The Government yesterday announced arrangements to allow nearly 16,000 homes to be built in north Dublin with the use of temporary sewerage facilities.
This followed publication of the second report on the housing market by Dr Peter Bacon, which said the provision of 15,700 new homes on the north fringe of Dublin city was being held up by delays in advancing plans for a sewerage scheme to serve the area.
It notes that the Northern Fringe Interceptor Sewer would open up nearly 900 acres of land for residential development, stretching from Ballymun eastwards to Baldoyle Estuary. This scheme is also necessary to cater for the expansion of Dublin Airport.
According to the report, Dublin Corporation received approval in October 1997 to prepare contract documents for the project, which it now estimates will cost £17 million. The scheme will be completed in 2004.
Because of this, the report recommends the provision of temporary sewage treatment or pumping facilities, subject to appropriate environmental safeguards, to achieve a short-term increase in housing potential in Dublin of up to 15,700 units.
Such "infrastructure bottlenecks" are blamed by Dr Bacon for constricting the availability of serviced land. On the basis of submissions made by the local authorities in 1998, four schemes with an estimated housing yield of 1,400 were due to start in the Dublin region. Of these, only one did, producing a yield of 300 houses. The others are to start this year.
Because of the experience of delays in starting schemes, the report says it is "essential that local authorities take steps to ensure that deadlines . . . are met", the report says.
Housing schemes to begin in the Dublin region in 1999 will provide about 24,000 units, according to the report.

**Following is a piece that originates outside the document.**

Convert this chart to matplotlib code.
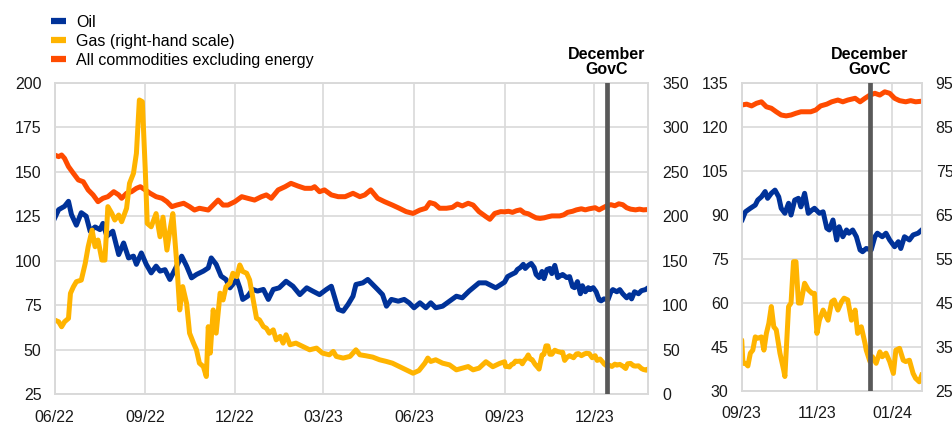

Of these, about 8,200 will be completed during the year, a little over half of them in Dublin and the rest in the mid-east.
Taking into account "pipeline contracts" the Dublin city and county managers have produced a revised estimate suggesting that there is potential for 95,710 housing units within Co Dublin, of which 39,863 could be regarded as "currently available".
The overall assessment is almost 16,400 units higher than an earlier estimate by the four managers in January 1998. As the Bacon report notes, this reflects a move towards higher residential densities as well as an increase in the amount of land rezoned.
The report recommends that the Minister for the Environment issue a general policy directive to local authorities requiring them to increase residential densities. It also says the Planning Acts need to be strengthened to permit the local authorities to require a varied mix of house types, in terms of their size, on new housing estates, including standard semi-detached houses and smaller "starter homes".
Though the number of planning permissions granted for housing schemes in the third quarter of 1998 was the highest on record, Dr Bacon said a rapid increase in appeals to An Bord Pleanala and the delays in processing them were a cause for concern.
Referring to anxiety in the construction industry that the greater Dublin area is in danger of running out of development land, Dr Bacon says this "should be relieved as additional lands become available continuously over the forthcoming five years".
The report proposes that the Department promote an initiative, involving local authorities, to identify with developers and others the road and public transport constraints preventing the development of existing zoned residential lands.
It says urgent consideration needs to be given to the possibility of developing existing towns outside the Dublin conurbation such as Navan, Athy and Arklow and to proposals for an early improvement in public transport to these locations.
The report also calls for a national spatial development strategy.